From bitterness…I repent.
From dishonesty…I repent.
From running and hiding…I repent.
At some point in the last few weeks, something changed for me. It crept up on me so slowly that I was unaware, and I think it really began the day that I repented from messing with Paganism and Witchcraft. When I was honest with myself, and with God, and with another person (this is beginning to sound like a 12-step program) about what was really going on, I think it opened a gateway to healing. Which kind of makes sense because the Bible says that we will know the truth and the truth will set us free. So I suppose when I couldn’t be honest about what I was doing, who I was becoming, I couldn’t be free. I had to face myself and the reality of what I was really doing, and I had to quit hiding, hiding from God and from the one friend I knew without a doubt loved me enough to walk through this with me if I would just talk to her about it, but I was too ashamed.

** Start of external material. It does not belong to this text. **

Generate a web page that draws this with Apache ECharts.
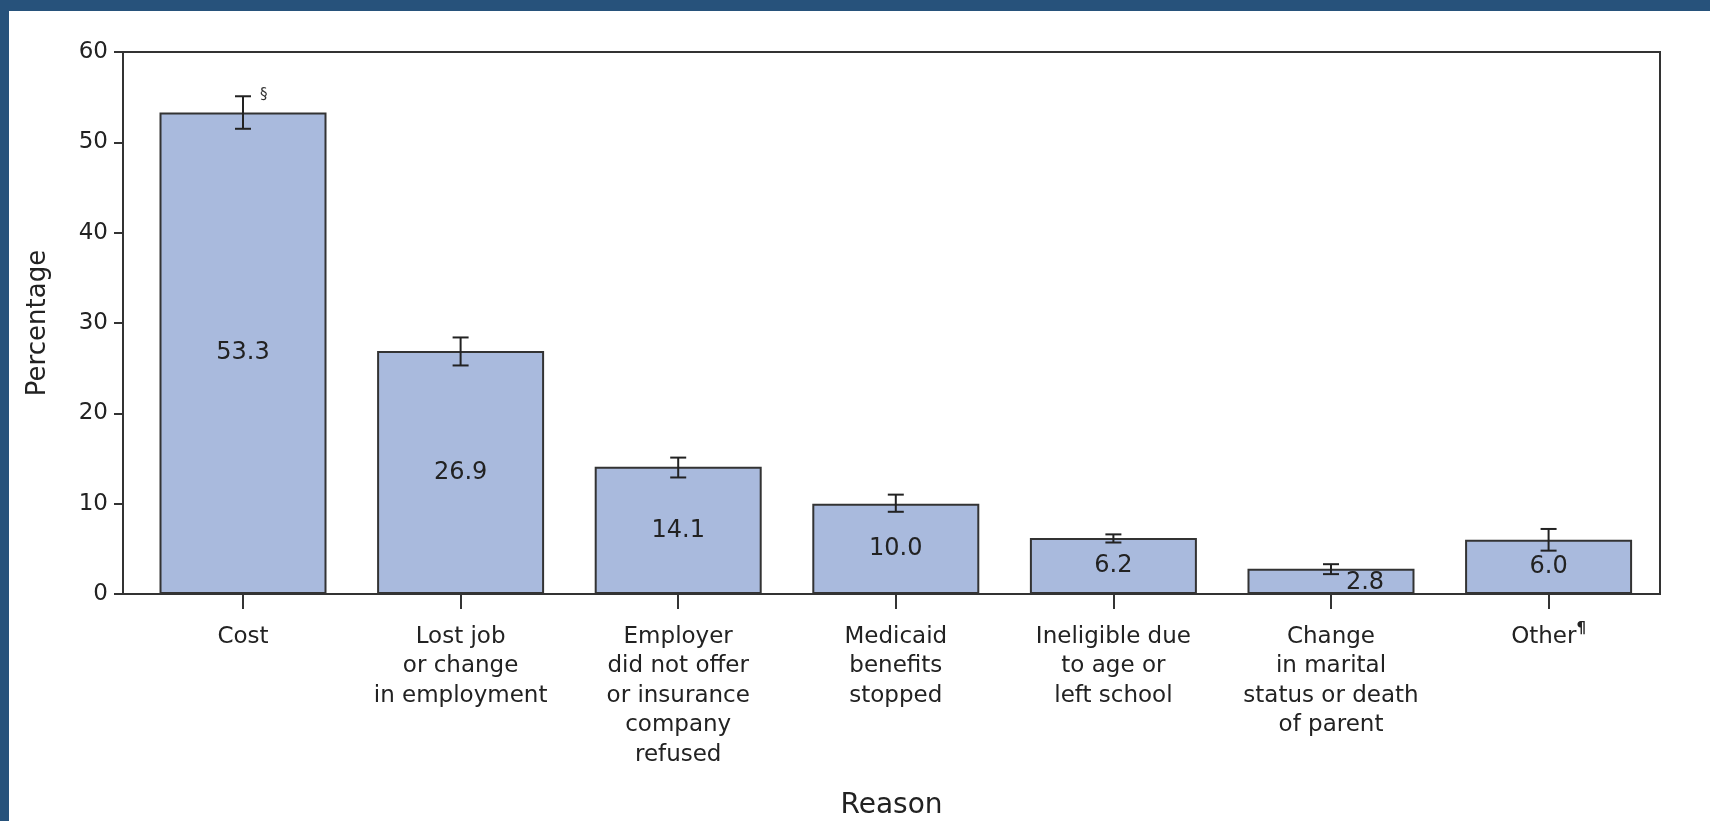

It’s kind of pathetic, but I’m so desperate for respect, that sometimes I’ll sell out to try to get it, which I think is a pretty normal thing humans do when we want something so badly, but that is never the right thing to do. A few weeks ago I cried when my therapist mentioned that I might be bitter about some things, and I got upset when a dear friend said the same thing. I told them that their accusations of bitterness were hurtful because it was just a way of trying to gloss over all the hurtful things that had been done to me and an excuse for nobody having to bother about having offended me because I was also sinning by being bitter. Well, the thing is that they were right. And because I felt like I could use it to leverage respect in some circles, I fed that bitterness and kept it alive, in order to try to win friends and influence people.
Bitterness has always been a struggle for me, it’s something I go round and round and round on, taking one step forward and two steps back. It’s probably going to be something I continue to struggle with again, this time I know better than to think it won’t come up again. I didn’t even own up to the bitterness label right away, but I did start doing something differently…I started taking some real responsibility for myself and my actions and reactions, and focusing on myself makes crap that others have done to me seem kind of trivial. I saw the ugly inside of me, the parts that made me want to war against my brothers and sisters in Christ, the parts that threatened to bind me in darkness if I did not deal with them. The more that I look inward to myself and my responsibility, the more I look at the forgiveness, love and grace that have been granted to me, the more I forgive. And the more I forgive, the more bars on this prison that I have made for myself are torn down, and I can emerge.